Davis (Oscar Isaac) sings of hangings and coal mines and hard life in the purest form of folk, artists passing along songs of trials and tribulations that had been sung for decades by the down-trodden. This was the folk of small coffeehouses, before trios and foursomes with crew cuts sang cleaned-up folk to the masses the way Frankie Avalon and others pasteurized the rock and roll of Chuck Berry and Little Richard. This is the folk that didn’t pay beyond tips from a passed hat and Davis depends on others as he crashes from couch to couch. Even though he lives a life dependent on others, he can’t change his abrasive ways, whether he is causing friction in the Village with Jean (Carey Mulligan), who is partnered with the clean-cut folk-singer Jim (Justin Timberlake), or losing the cat of the academic Gorfein’s (Ethan Phillips and Robin Bartlett). In fact, that cat may be the one moment in Davis’ life that he tries to take some responsibility, but he fails even at that.

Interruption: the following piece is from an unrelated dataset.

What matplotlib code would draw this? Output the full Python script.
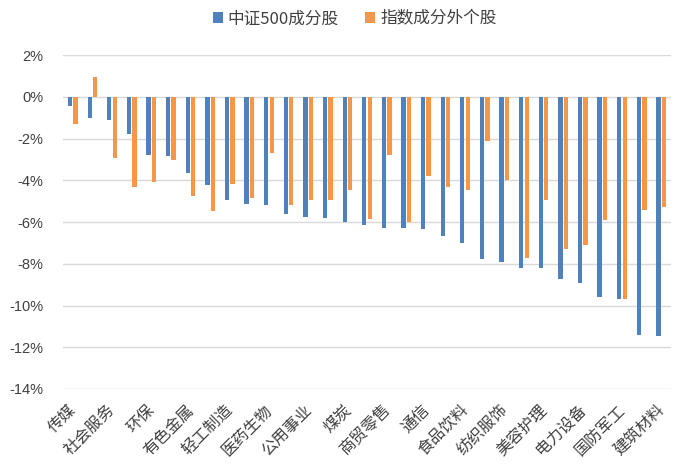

In a cartoon, Davis would have his own personal rain cloud. His only small success came with a partner who later committed suicide. His next album has sold even less. Jean has reasons for hating him and his lack of focus on the future. He opts for a small fee for a novelty recording with Jim about JFK instead of the royalties on what’s sure to be a hit. He goes on a road trip with a disdainful jazz musician (John Goodman) and an almost silent beat poet (Garret Hedlund) that ends with an audition in front of a club owner (F. Murray Abraham) who dismisses Davis’ mournful folk with a simple “I don’t see a lot of money here.” He finds and loses a cat like others lose socks. All of this happens to him and we realize that this is just a week — a week — in his sorry life.
In any other person, Davis’ integrity to his craft might result in success, but Isaac, who did his own performances, captures a man whose one true success is self-sabotage. Mulligan has an energy fuelled by the type of contempt that can only come from the anger of caring, while Timberlake dials down his natural charisma to provide a small, subtle supporting role. Goodman’s jazz man is as contemptuous as he is complicated while Hedlund is the silent cipher who cleans up after Goodman, giving us more questions about their back story than the Coen Brothers give us answers.
The Coens give us a wintery New York that is as grey and dreary as the songs that Davis sings. Their attention to detail never wavers and their dry sense of humour cuts through the bone-chilling situations that the unprepared Davis encounters.
This is not an A to Z story with clear-cut plot points like signs on the highway. This is a character study, pure and simple, and while we may not end up liking Llewyn Davis, we can’t take our eyes off him.